The claimant, Google LLC, challenged the decision from the German Federal Agency for Electricity, Gas, Telecommunications, Post and Rail Networks (BNetzA) that its Gmail service was a “telecommunications service” under German law and therefore had to be registered with the BNetzA. The matter eventually reached a German regional Higher Administrative Court, which referred various questions to the CJEU on the interpretation of the Framework Directive (2002/21/EC).
It was not disputed that when data is transmitted via the Gmail service, it remains unchanged, but is broken down into several separate data packets that are transmitted to the recipient by means of standardised email service protocols.
To deliver the email, Google uses email servers which carry out the necessary electronic processing to identify the target server and to send the data packets. The internet routing followed by those data packets through the various internet sub-networks operated by third parties is dynamic and subject to constant changes of which the party sending the data is unaware and over which it is unable to exercise any control. Upon receipt, a target server stores the email in an electronic mail box, which the recipient can then access.
Essentially, the German court asked whether Article 2(c) of the Framework Directive meant that a web-based email service, which does not itself provide internet access, constitutes a service consisting wholly or mainly in the conveyance of signals on electronic communications networks, as a result of the electronic processing that the service provider supplies via its email servers, on the one hand, by assigning to the email addresses the IP addresses of the corresponding terminal devices and, on the other hand, by uploading to or receiving from the open internet the data packets relating to the emails.

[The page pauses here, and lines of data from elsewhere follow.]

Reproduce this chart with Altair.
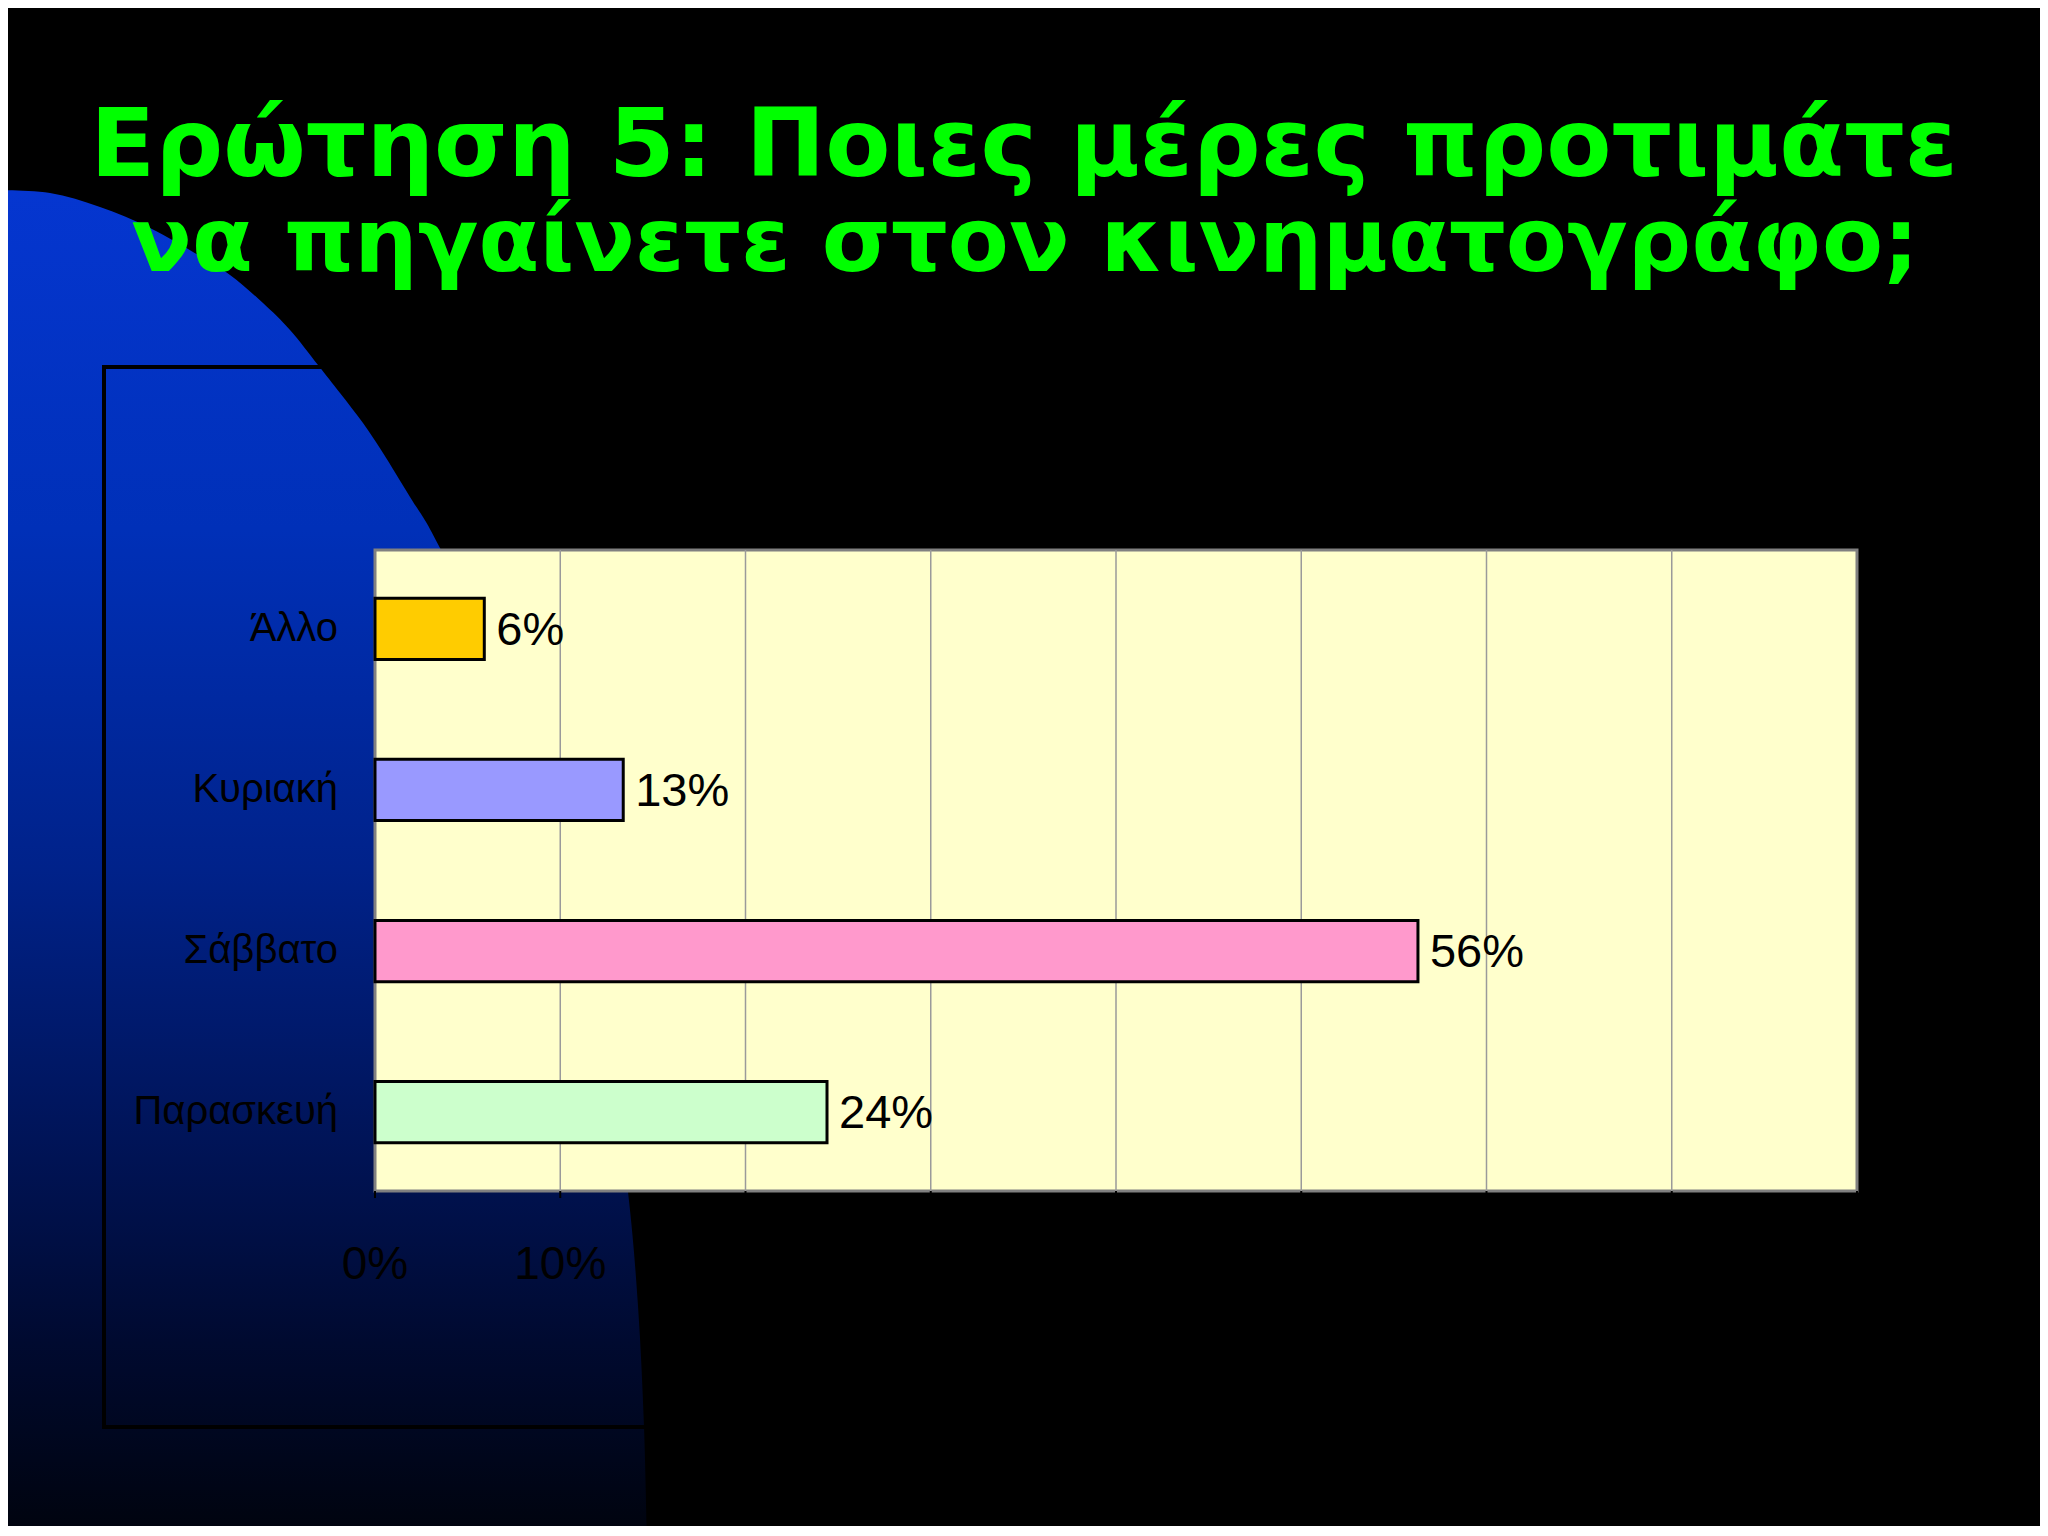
import altair as alt
import pandas as pd

# ---------------- data ----------------
categories = ["Άλλο", "Κυριακή", "Σάββατο", "Παρασκευή"]
values = [0.059, 0.134, 0.563, 0.244]
bar_colors = ["#FFCC00", "#9999FF", "#FF99CC", "#CCFFCC"]
x_ticks = [0, 0.1, 0.2, 0.3, 0.4, 0.5, 0.6, 0.7, 0.8]
title_line1 = "Ερώτηση 5: Ποιες μέρες προτιμάτε"
title_line2 = "να πηγαίνετε στον κινηματογράφο;"

# ---------------- layout ----------------
W, H = 1482, 641          # plot area
OX, OY = 375, 550         # page position of plot origin
FONT = "Liberation Sans"

# outline of the decorative blue background shape (page pixels)
edge = [(0, 190), (50, 193), (100, 207), (150, 228), (200, 256), (230, 275),
        (263, 303), (290, 330), (318, 365), (340, 393), (363, 423), (383, 453),
        (410, 497), (440, 548), (517, 709), (571, 870), (607, 1031), (628, 1192),
        (638, 1306), (644, 1427), (647, 1545)]


def rel(p):
    return ((p[0] - OX) / 1000.0, (p[1] - OY) / 1000.0)


def fmt(p):
    return f"{p[0]:.4f},{p[1]:.4f}"


pts = [rel(p) for p in edge]
path = "M" + fmt(rel((-20, 190))) + " L" + fmt(pts[0])
ext = [pts[0]] + pts + [pts[-1]]
for i in range(1, len(ext) - 2):
    p0, p1, p2, p3 = ext[i - 1], ext[i], ext[i + 1], ext[i + 2]
    c1 = (p1[0] + (p2[0] - p0[0]) / 6, p1[1] + (p2[1] - p0[1]) / 6)
    c2 = (p2[0] - (p3[0] - p1[0]) / 6, p2[1] - (p3[1] - p1[1]) / 6)
    path += " C" + fmt(c1) + " " + fmt(c2) + " " + fmt(p2)
path += " L" + fmt(rel((-20, 1545))) + " Z"

blue_grad = alt.LinearGradient(
    gradient="linear",
    stops=[
        alt.GradientStop(color="#0536D0", offset=0),
        alt.GradientStop(color="#0030B8", offset=0.25),
        alt.GradientStop(color="#00228A", offset=0.5),
        alt.GradientStop(color="#001458", offset=0.7),
        alt.GradientStop(color="#000A30", offset=0.85),
        alt.GradientStop(color="#00030C", offset=1),
    ],
    x1=0, x2=0, y1=0, y2=1,
)

one = pd.DataFrame({"k": [0]})
df = pd.DataFrame({"category": categories, "value": values})
tick_df = pd.DataFrame({"t": x_ticks})
grid_df = pd.DataFrame({"t": x_ticks[1:-1]})

xscale = alt.Scale(domain=[0, 0.8], nice=False, zero=True)
yscale = alt.Scale(domain=categories, paddingInner=0.62, paddingOuter=0.3)

blue = alt.Chart(one).mark_point(
    shape=path, size=4000000, filled=True, fill=blue_grad, opacity=1, strokeWidth=0
).encode(x=alt.value(0), y=alt.value(0))

frame = alt.Chart(one).mark_rect(
    fillOpacity=0, stroke="black", strokeWidth=4
).encode(x=alt.value(104 - OX), x2=alt.value(1960 - OX),
         y=alt.value(367 - OY), y2=alt.value(1427 - OY))

plot_bg = alt.Chart(one).mark_rect(
    fill="#FFFFCC", stroke="#808080", strokeWidth=3
).encode(x=alt.value(0), x2=alt.value(W), y=alt.value(0), y2=alt.value(H))

grid = alt.Chart(grid_df).mark_rule(color="#9A9A9A", strokeWidth=1.5).encode(
    x=alt.X("t:Q", scale=xscale, axis=None),
    y=alt.value(0), y2=alt.value(H),
)

bars = alt.Chart(df).mark_bar(stroke="black", strokeWidth=3, opacity=1).encode(
    x=alt.X("value:Q", scale=xscale, axis=None),
    y=alt.Y("category:N", sort=categories, scale=yscale, axis=None),
    color=alt.Color("category:N", scale=alt.Scale(domain=categories, range=bar_colors),
                    legend=None),
)

value_labels = alt.Chart(df).mark_text(
    align="left", baseline="middle", dx=12, dy=2, fontSize=47,
    font=FONT, color="black"
).encode(
    x=alt.X("value:Q", scale=xscale, axis=None),
    y=alt.Y("category:N", sort=categories, scale=yscale, axis=None),
    text=alt.Text("value:Q", format=".0%"),
)

# category (y-axis) labels
cat_labels = alt.Chart(df).mark_text(
    align="right", baseline="middle", fontSize=40,
    font=FONT, color="black"
).encode(
    x=alt.value(338 - OX),
    y=alt.Y("category:N", sort=categories, scale=yscale, axis=None),
    text="category:N",
)

# x-axis ticks and tick labels
x_tick_marks = alt.Chart(tick_df).mark_rule(color="black", strokeWidth=2).encode(
    x=alt.X("t:Q", scale=xscale, axis=None),
    y=alt.value(H), y2=alt.value(H + 7),
)

x_tick_labels = alt.Chart(tick_df).mark_text(
    align="center", baseline="alphabetic", fontSize=46,
    font=FONT, color="black"
).encode(
    x=alt.X("t:Q", scale=xscale, axis=None),
    y=alt.value(1279 - OY),
    text=alt.Text("t:Q", format=".0%"),
)

title1 = alt.Chart(one).mark_text(
    text=title_line1, font="DejaVu Sans", fontWeight="bold", fontSize=95,
    color="#00FF00", align="center", baseline="alphabetic"
).encode(x=alt.value(1024 - OX), y=alt.value(176 - OY))

title2 = alt.Chart(one).mark_text(
    text=title_line2, font="DejaVu Sans", fontWeight="bold", fontSize=89,
    color="#00FF00", align="center", baseline="alphabetic"
).encode(x=alt.value(1025 - OX), y=alt.value(271 - OY))

chart = alt.layer(
    blue, frame, plot_bg, grid, bars, value_labels, cat_labels,
    x_tick_marks, x_tick_labels, title1, title2
).properties(
    width=W, height=H,
    padding={"left": OX - 8, "top": OY - 8, "right": 2032 - (OX - 8) - W,
             "bottom": 1518 - (OY - 8) - H},
    autosize=alt.AutoSizeParams(type="none"),
    background="black",
).configure_view(strokeWidth=0)

chart.save("out.html", embed_options={"renderer": "svg", "actions": False})
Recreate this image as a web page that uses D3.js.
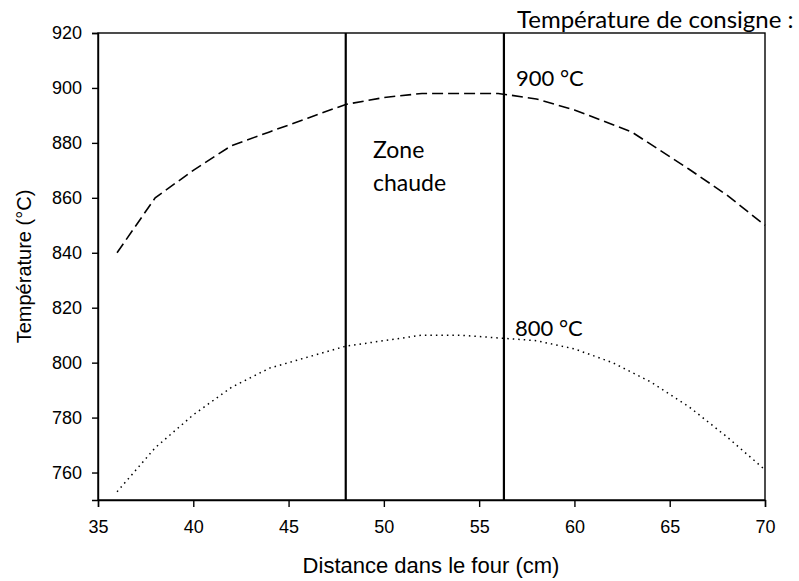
<!DOCTYPE html>
<html>
<head>
<meta charset="utf-8">
<script src="https://cdn.jsdelivr.net/npm/d3@7"></script>
<style>
  body { margin: 0; background: #fff; }
  svg { display: block; }
</style>
</head>
<body>
<script>
// ---- Data ----
const dist900 = [36, 38, 40, 42, 44, 46, 48, 50, 52, 54, 56, 58, 60, 63, 66, 68, 70];
const temp900 = [840, 860, 870, 879, 884, 889, 894, 896.5, 898, 898, 898, 896, 892, 884, 870.5, 861, 850];
const dist800 = [36, 38, 40, 42, 44, 46, 48, 50, 52, 54, 56, 58, 60, 62, 64, 66, 68, 70];
const temp800 = [753, 769, 781, 791, 798, 802, 806, 808, 810, 810, 809, 808, 805, 800, 793, 784, 773, 761];
const zoneBounds = [48, 56.3];
const xTicks = [35, 40, 45, 50, 55, 60, 65, 70];
const yTicks = [760, 780, 800, 820, 840, 860, 880, 900, 920];
const xDomain = [35, 70];
const yDomain = [750, 920];

const W = 799, H = 581;
const m = { left: 98, right: 34, top: 33, bottom: 81 };

const svg = d3.select("body").append("svg").attr("width", W).attr("height", H);

const x = d3.scaleLinear().domain(xDomain).range([m.left, W - m.right]);
const y = d3.scaleLinear().domain(yDomain).range([H - m.bottom, m.top]);

const axisFont = "'Liberation Sans', Arial, sans-serif";
const labelFont = "Lato, 'Open Sans', sans-serif";

// frame
svg.append("rect")
  .attr("x", x(35)).attr("y", y(920))
  .attr("width", x(70) - x(35)).attr("height", y(750) - y(920))
  .attr("fill", "none").attr("stroke", "#000").attr("stroke-width", 1.4);

// axes
const gx = svg.append("g").attr("transform", `translate(0,${y(750)})`)
  .call(d3.axisBottom(x).tickValues(xTicks).tickSize(7).tickPadding(13).tickFormat(d3.format("d")));
const gy = svg.append("g").attr("transform", `translate(${x(35)},0)`)
  .call(d3.axisLeft(y).tickValues(yTicks).tickSize(6).tickPadding(10).tickFormat(d3.format("d")));
[gx, gy].forEach(g => {
  g.select(".domain").attr("stroke", "#000").attr("stroke-width", 1.4);
  g.selectAll(".tick line").attr("stroke", "#000").attr("stroke-width", 1.4);
  g.selectAll(".tick text").attr("fill", "#000")
    .style("font-family", axisFont).style("font-size", "18px");
});

// zone lines
svg.selectAll("line.zone").data(zoneBounds).enter().append("line")
  .attr("class", "zone")
  .attr("x1", d => x(d)).attr("x2", d => x(d))
  .attr("y1", y(920)).attr("y2", y(750))
  .attr("stroke", "#000").attr("stroke-width", 2.2);

const line = d3.line().x(d => x(d[0])).y(d => y(d[1]));

svg.append("path")
  .datum(dist900.map((d, i) => [d, temp900[i]]))
  .attr("d", line).attr("fill", "none")
  .attr("stroke", "#000").attr("stroke-width", 1.6)
  .attr("stroke-dasharray", "11,5");

svg.append("path")
  .datum(dist800.map((d, i) => [d, temp800[i]]))
  .attr("d", line).attr("fill", "none")
  .attr("stroke", "#000").attr("stroke-width", 1.5)
  .attr("stroke-dasharray", "1.5,4");

// axis titles
svg.append("text")
  .attr("x", 431).attr("y", 573)
  .attr("text-anchor", "middle")
  .style("font-family", axisFont).style("font-size", "22px")
  .text("Distance dans le four (cm)");

svg.append("text")
  .attr("transform", `translate(31,${(y(750) + y(920)) / 2}) rotate(-90)`)
  .attr("text-anchor", "middle")
  .style("font-family", axisFont).style("font-size", "20px")
  .text("Température (°C)");

// annotations
const ann = [
  { t: "Température de consigne :", x: 517, y: 28, s: 24 },
  { t: "900 °C", x: 516, y: 86, s: 22 },
  { t: "800 °C", x: 515, y: 336, s: 22 },
  { t: "Zone", x: 373, y: 158, s: 23 },
  { t: "chaude", x: 373, y: 191, s: 23 }
];
svg.selectAll("text.ann").data(ann).enter().append("text")
  .attr("class", "ann")
  .attr("x", d => d.x).attr("y", d => d.y)
  .style("font-family", labelFont).style("font-size", d => d.s + "px")
  .attr("fill", "#000")
  .text(d => d.t);
</script>
</body>
</html>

If not, it asked whether, and if so under which conditions, the provider of such a web-based email service should nevertheless be considered as conveying signals itself, or whether the conveyance of signals should be attributed to it, if it operates its own internet-connected electronic communications networks that can be used for the purposes of providing that service.
The CJEU noted that Article 2(c) defines “electronic communications service” as, “a service normally provided for remuneration which consists wholly or mainly in the conveyance of signals on electronic communications networks, including telecommunications services and transmission services in networks used for broadcasting”.
Article 2(c) also states that the concept of “electronic communications service” excludes “services providing, or exercising editorial control over, content transmitted using electronic communications networks and services” and does not include “information society services … which do not consist wholly or mainly in the conveyance of signals on electronic communications networks”.
Further, EU law makes it clear that there is a clear distinction between the production of content, which involves editorial responsibility, and the transmission of content, which does not entail any editorial responsibility.
The CJEU noted that, according to case law, in order to fall within the scope of the concept of “electronic communications service”, a service must include the conveyance of signals, and the fact that such conveyance is by means of an infrastructure that does not belong to the service provider is of no relevance to the classification of the service, since all that matters is that the service provider is responsible vis-à-vis the end-users for conveyance of the signal in order to supply the service.
Here, it was common ground that the provider of a web-based email service conveyed signals. Google confirmed that, to provide its service, it uploads to the open internet and receives from it, via its email servers, the data packets relating to the emails sent and received, respectively, by the holders of a Gmail account.
However, the CJEU said, this did not necessarily mean that Google’s operations constituted an “electronic communications service”, since the service did not consist wholly or mainly in the conveyance of signals on electronic communications networks.
The CJEU said that it was: (i) the internet access providers (IAPs) of the senders and recipients of the emails and, as the case may be, the web-based email service providers; and (ii) the operators of the various networks constituting the open internet, which essentially conveyed the signals necessary for any web-based email service to function, and it was they who bore responsibility.
The CJEU held that the fact that a supplier of a web-based email service actively participated in the sending and receiving of messages, was not sufficient to say that the service consisted “wholly or mainly in the conveyance of signals on electronic communications networks” within the meaning of Article 2(c).
Accordingly, in these circumstances, the Gmail email service could not be classified as an “electronic communications service”.
The fact that Google also operated its own electronic communications networks in Germany did not call that finding into question. The fact that Google supplied electronic communications services as the operator of its own electronic communications networks, and that it may therefore be obliged to register its activities did not mean that all its web-based services should also be treated as electronic communications services.
Therefore, the CJEU said that Article 2(c) should be interpreted as meaning that a web-based email service, which does not itself provide internet access, such as Google’s Gmail service, does not consist wholly or mainly in the conveyance of signals on electronic communications networks and therefore does not constitute an “electronic communications service” under Article 2(c). (Case C-193/18 Google LLC v Bundesrepublik Deutschland EU:C:2019:498 (13 June 2019) — to access the judgment in full, go to the curia search form, type in the case number and follow the link).